[Plotting code records]
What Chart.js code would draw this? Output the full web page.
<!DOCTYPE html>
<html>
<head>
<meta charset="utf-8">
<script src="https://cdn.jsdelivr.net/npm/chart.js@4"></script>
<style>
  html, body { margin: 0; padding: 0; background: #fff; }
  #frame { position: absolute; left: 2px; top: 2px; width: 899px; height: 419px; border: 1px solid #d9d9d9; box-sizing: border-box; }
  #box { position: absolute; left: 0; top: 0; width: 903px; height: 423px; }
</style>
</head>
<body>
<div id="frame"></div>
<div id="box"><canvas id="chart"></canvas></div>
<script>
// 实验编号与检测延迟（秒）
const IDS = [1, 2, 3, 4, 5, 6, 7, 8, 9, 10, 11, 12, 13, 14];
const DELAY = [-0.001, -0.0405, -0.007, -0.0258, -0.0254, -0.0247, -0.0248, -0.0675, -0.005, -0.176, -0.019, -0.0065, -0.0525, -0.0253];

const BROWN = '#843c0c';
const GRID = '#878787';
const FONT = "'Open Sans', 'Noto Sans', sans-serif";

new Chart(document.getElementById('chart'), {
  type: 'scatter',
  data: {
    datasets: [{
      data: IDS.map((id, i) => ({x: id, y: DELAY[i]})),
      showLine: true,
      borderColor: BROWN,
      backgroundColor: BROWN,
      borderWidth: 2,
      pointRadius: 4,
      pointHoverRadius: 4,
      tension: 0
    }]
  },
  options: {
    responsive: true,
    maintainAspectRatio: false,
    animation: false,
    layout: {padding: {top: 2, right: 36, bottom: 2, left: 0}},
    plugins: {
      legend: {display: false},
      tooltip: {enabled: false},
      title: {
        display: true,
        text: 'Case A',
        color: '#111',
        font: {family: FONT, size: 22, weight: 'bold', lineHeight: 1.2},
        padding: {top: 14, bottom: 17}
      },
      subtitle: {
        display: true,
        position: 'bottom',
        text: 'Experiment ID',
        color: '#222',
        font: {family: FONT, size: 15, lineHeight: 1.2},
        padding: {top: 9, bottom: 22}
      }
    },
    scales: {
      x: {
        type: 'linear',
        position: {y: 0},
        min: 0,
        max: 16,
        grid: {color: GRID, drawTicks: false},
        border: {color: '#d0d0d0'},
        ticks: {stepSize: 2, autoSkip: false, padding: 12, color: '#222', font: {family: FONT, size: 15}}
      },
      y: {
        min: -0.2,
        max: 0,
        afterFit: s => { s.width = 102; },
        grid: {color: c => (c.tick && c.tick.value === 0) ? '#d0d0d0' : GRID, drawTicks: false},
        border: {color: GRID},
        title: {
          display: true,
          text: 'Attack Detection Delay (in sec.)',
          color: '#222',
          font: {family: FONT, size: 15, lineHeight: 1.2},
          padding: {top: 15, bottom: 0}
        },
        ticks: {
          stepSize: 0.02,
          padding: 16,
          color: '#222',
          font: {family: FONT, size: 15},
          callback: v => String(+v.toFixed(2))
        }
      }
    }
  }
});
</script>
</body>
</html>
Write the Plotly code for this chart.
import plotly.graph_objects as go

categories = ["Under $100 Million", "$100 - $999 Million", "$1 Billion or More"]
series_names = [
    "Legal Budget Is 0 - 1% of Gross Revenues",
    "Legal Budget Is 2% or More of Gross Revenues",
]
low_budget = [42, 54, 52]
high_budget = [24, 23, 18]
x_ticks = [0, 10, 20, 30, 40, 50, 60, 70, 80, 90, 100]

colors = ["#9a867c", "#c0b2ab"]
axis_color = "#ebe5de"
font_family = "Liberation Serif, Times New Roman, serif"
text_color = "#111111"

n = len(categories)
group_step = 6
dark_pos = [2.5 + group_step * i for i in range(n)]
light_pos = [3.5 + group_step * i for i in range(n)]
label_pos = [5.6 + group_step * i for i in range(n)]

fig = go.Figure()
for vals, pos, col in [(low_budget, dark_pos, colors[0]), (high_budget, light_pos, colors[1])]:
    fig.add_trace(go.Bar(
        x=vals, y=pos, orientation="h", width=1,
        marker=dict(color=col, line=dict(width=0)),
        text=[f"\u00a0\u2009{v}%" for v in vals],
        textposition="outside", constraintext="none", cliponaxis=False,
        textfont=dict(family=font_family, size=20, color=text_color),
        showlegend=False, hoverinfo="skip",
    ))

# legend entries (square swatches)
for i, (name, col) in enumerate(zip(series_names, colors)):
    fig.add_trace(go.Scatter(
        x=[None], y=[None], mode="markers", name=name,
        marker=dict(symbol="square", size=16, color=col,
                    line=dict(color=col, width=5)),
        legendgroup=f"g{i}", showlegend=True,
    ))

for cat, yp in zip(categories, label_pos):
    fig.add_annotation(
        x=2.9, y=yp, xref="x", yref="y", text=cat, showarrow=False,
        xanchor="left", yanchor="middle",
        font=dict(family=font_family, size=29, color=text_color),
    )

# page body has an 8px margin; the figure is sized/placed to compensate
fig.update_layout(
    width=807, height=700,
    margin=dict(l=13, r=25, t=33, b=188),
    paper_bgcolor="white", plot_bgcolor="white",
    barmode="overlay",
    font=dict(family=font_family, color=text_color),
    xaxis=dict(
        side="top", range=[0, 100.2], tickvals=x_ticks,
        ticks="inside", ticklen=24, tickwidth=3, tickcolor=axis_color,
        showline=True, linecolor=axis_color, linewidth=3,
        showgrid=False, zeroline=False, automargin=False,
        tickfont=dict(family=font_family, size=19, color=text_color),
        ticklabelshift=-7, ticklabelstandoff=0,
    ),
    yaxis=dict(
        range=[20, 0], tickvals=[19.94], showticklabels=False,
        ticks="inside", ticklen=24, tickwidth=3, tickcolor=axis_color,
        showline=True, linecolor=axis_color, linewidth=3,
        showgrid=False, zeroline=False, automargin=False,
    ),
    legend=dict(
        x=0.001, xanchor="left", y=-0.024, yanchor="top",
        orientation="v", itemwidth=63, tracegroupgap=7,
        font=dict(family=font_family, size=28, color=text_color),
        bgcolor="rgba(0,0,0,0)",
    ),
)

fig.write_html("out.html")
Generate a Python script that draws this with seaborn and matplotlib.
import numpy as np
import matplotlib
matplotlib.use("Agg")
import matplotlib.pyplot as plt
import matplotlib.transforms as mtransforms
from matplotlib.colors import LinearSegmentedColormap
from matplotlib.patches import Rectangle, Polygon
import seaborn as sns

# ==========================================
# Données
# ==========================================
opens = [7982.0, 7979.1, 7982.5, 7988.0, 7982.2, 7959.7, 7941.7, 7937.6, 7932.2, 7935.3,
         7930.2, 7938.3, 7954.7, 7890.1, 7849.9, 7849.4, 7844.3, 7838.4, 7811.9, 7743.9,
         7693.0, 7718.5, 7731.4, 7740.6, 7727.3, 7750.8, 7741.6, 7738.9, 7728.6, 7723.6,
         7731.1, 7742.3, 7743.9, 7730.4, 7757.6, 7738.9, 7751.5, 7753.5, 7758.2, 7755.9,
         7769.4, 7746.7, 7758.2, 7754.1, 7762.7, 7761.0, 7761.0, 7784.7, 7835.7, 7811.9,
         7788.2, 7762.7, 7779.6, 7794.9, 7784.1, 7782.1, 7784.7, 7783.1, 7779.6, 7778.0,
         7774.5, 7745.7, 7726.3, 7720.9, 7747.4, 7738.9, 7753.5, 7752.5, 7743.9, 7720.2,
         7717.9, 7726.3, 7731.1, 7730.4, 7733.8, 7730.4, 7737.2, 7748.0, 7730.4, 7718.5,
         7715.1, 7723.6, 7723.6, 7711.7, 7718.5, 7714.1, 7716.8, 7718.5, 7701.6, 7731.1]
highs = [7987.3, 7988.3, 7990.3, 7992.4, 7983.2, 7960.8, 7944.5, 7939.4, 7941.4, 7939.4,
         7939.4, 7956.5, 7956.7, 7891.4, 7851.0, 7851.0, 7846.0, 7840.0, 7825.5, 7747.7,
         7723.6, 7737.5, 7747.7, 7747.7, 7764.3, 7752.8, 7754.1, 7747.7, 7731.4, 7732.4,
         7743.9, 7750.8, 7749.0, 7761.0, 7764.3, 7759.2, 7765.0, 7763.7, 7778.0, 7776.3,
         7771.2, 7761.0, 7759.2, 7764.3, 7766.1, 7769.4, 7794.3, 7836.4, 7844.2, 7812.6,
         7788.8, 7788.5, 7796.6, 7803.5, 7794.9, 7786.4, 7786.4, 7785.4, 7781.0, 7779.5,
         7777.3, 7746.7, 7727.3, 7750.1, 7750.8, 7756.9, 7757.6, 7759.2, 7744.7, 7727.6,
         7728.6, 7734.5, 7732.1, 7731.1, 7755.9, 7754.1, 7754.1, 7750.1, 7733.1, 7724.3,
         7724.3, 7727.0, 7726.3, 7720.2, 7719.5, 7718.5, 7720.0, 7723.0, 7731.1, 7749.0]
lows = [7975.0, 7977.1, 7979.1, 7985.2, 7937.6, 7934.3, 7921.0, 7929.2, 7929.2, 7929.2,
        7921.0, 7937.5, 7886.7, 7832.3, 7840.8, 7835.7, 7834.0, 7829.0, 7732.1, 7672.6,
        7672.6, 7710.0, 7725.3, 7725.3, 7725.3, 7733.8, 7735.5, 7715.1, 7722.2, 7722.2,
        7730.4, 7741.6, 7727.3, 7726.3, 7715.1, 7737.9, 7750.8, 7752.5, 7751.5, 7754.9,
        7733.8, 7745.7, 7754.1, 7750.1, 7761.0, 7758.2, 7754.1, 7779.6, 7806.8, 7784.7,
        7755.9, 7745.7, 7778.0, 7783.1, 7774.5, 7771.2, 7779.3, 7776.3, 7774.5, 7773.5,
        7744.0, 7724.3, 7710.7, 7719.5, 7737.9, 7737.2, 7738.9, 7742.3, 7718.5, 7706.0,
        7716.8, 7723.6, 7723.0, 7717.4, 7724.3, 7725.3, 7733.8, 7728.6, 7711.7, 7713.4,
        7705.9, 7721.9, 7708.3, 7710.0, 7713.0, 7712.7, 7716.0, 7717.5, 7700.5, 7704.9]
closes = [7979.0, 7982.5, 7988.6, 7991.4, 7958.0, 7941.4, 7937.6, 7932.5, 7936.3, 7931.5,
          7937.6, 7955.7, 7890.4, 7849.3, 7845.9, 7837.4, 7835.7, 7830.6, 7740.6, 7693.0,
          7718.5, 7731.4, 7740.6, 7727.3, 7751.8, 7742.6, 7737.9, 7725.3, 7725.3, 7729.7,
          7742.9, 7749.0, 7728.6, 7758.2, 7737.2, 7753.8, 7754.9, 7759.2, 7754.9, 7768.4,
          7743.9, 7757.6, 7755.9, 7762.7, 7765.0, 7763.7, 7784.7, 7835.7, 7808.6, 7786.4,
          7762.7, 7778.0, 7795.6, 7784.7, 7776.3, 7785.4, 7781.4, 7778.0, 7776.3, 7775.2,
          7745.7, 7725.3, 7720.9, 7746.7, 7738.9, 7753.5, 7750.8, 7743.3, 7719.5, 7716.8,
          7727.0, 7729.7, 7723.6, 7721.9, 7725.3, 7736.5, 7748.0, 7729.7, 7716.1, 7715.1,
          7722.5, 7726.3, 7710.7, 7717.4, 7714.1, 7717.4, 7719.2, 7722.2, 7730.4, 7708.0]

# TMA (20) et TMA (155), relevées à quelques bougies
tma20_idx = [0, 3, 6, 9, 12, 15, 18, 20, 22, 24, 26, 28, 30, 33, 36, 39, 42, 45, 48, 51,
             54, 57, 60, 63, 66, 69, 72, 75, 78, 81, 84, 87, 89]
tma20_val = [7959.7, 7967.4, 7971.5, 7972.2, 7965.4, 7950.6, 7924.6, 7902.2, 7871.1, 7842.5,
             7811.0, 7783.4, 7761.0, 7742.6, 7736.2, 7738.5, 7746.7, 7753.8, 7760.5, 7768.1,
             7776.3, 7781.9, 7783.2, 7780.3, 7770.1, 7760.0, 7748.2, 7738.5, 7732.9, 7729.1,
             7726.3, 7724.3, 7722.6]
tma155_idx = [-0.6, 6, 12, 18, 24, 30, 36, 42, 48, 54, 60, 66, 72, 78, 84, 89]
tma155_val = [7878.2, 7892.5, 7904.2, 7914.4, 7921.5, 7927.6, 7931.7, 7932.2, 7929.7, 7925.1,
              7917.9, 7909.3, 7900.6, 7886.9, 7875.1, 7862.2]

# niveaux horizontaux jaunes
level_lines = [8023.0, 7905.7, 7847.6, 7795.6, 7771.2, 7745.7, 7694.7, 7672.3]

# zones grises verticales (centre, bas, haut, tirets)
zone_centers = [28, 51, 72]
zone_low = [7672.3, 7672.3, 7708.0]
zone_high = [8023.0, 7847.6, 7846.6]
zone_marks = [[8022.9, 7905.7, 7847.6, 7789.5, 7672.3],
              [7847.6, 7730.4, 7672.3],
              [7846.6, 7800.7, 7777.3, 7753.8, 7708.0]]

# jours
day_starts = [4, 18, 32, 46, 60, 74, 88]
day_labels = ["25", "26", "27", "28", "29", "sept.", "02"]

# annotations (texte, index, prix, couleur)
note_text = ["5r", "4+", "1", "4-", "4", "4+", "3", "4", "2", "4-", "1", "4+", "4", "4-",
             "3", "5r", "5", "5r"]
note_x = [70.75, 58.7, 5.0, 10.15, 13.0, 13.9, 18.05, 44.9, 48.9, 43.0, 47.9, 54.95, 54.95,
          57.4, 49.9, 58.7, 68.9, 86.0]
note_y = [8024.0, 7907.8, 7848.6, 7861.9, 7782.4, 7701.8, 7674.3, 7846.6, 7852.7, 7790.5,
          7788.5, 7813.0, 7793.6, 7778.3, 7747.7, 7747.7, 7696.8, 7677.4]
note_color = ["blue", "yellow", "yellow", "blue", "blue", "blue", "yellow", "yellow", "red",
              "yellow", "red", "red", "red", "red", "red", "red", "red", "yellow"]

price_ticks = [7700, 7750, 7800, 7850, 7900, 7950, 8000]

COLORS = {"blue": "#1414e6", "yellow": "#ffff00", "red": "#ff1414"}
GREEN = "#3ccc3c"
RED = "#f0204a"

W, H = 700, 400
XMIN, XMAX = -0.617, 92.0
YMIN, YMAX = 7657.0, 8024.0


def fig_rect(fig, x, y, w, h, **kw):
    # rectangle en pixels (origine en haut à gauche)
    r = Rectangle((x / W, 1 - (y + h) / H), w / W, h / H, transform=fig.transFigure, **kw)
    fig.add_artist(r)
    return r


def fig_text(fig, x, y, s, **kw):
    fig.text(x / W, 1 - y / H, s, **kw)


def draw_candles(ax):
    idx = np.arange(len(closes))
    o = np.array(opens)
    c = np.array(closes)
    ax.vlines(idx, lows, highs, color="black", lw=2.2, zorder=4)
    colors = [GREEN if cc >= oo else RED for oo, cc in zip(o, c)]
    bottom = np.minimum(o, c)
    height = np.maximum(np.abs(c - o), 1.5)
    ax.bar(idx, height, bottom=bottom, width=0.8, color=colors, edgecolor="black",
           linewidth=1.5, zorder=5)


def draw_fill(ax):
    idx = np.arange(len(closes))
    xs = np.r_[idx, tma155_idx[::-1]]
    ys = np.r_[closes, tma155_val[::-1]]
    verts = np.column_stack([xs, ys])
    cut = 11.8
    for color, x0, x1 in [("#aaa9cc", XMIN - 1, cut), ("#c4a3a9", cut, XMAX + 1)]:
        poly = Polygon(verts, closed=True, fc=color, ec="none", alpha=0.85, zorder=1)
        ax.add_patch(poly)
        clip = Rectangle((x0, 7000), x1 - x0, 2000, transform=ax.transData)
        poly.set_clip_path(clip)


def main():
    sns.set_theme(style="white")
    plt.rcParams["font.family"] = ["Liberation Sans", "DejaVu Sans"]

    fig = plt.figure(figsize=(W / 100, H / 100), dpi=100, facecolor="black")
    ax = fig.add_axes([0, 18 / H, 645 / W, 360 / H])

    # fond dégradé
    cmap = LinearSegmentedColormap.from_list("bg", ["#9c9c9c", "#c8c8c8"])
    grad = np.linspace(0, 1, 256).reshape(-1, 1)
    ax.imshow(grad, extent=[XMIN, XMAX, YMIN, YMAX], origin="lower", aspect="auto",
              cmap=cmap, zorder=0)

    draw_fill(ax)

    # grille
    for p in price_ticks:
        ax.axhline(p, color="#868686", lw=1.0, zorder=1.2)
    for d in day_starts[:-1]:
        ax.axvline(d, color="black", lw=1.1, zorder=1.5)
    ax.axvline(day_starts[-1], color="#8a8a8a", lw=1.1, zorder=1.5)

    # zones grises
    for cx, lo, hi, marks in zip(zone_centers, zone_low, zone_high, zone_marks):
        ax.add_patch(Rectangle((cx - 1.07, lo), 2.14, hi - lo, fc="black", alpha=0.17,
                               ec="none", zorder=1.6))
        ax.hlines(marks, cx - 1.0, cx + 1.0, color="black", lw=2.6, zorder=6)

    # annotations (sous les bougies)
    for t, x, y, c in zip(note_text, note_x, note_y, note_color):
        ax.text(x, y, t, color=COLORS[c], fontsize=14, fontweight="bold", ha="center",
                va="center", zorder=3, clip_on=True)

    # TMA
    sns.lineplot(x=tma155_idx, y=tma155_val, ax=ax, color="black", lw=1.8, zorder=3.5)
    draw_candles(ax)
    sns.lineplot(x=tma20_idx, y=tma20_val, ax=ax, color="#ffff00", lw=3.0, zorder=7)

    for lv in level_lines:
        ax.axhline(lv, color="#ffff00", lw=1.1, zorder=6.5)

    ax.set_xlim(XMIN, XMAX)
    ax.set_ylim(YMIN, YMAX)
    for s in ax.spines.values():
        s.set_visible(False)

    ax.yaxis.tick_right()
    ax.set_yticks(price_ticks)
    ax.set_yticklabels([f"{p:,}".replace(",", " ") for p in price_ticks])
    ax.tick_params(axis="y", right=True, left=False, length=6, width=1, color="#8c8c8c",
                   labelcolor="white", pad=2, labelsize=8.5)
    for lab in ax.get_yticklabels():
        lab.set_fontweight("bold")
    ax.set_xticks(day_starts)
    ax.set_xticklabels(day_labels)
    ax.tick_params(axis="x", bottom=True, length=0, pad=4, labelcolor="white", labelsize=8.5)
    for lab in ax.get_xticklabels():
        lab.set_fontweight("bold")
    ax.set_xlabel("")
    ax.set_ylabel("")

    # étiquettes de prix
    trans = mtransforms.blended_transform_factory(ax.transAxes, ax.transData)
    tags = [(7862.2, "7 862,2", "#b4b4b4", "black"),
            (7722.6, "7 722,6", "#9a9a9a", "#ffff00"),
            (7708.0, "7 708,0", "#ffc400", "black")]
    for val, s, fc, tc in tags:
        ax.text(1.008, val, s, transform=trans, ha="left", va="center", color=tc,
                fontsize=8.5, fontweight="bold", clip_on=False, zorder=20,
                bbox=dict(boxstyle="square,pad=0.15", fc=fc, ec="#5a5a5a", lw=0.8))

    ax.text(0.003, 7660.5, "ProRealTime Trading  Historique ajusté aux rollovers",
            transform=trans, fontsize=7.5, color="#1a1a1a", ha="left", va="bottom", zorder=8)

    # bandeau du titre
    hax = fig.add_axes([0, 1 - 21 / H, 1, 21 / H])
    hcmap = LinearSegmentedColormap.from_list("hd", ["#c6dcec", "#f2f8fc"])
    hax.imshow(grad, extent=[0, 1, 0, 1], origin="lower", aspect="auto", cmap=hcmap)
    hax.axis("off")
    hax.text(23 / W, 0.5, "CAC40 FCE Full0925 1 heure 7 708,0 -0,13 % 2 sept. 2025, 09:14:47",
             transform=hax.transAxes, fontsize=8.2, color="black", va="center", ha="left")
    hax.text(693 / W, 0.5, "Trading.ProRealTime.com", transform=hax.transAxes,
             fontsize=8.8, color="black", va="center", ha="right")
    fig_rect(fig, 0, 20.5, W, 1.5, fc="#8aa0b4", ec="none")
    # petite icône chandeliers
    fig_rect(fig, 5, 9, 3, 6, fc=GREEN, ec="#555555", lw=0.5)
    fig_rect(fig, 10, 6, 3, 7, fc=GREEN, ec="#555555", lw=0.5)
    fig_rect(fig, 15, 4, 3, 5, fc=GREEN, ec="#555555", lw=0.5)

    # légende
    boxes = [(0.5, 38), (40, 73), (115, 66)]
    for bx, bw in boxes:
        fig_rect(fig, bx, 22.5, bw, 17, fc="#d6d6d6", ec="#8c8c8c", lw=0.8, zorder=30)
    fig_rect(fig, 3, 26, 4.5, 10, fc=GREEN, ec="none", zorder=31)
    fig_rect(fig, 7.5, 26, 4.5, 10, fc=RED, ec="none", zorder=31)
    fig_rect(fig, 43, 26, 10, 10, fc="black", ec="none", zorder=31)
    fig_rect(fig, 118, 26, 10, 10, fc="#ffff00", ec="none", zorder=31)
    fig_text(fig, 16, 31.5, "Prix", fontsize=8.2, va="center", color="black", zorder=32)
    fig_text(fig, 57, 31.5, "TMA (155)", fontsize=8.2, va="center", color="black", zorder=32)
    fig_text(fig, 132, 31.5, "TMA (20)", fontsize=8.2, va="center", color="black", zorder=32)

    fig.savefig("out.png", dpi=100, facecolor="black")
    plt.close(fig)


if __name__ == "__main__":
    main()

Directions for this task: Starting at the line that contains "Generate a Python" and stopping at the line that contains "import seaborn as sns", transcribe the lines exactly; both boundary lines are to be included.

Task response:
Generate a Python script that draws this with seaborn and matplotlib.
import numpy as np
import matplotlib
matplotlib.use("Agg")
import matplotlib.pyplot as plt
import matplotlib.transforms as mtransforms
from matplotlib.colors import LinearSegmentedColormap
from matplotlib.patches import Rectangle, Polygon
import seaborn as sns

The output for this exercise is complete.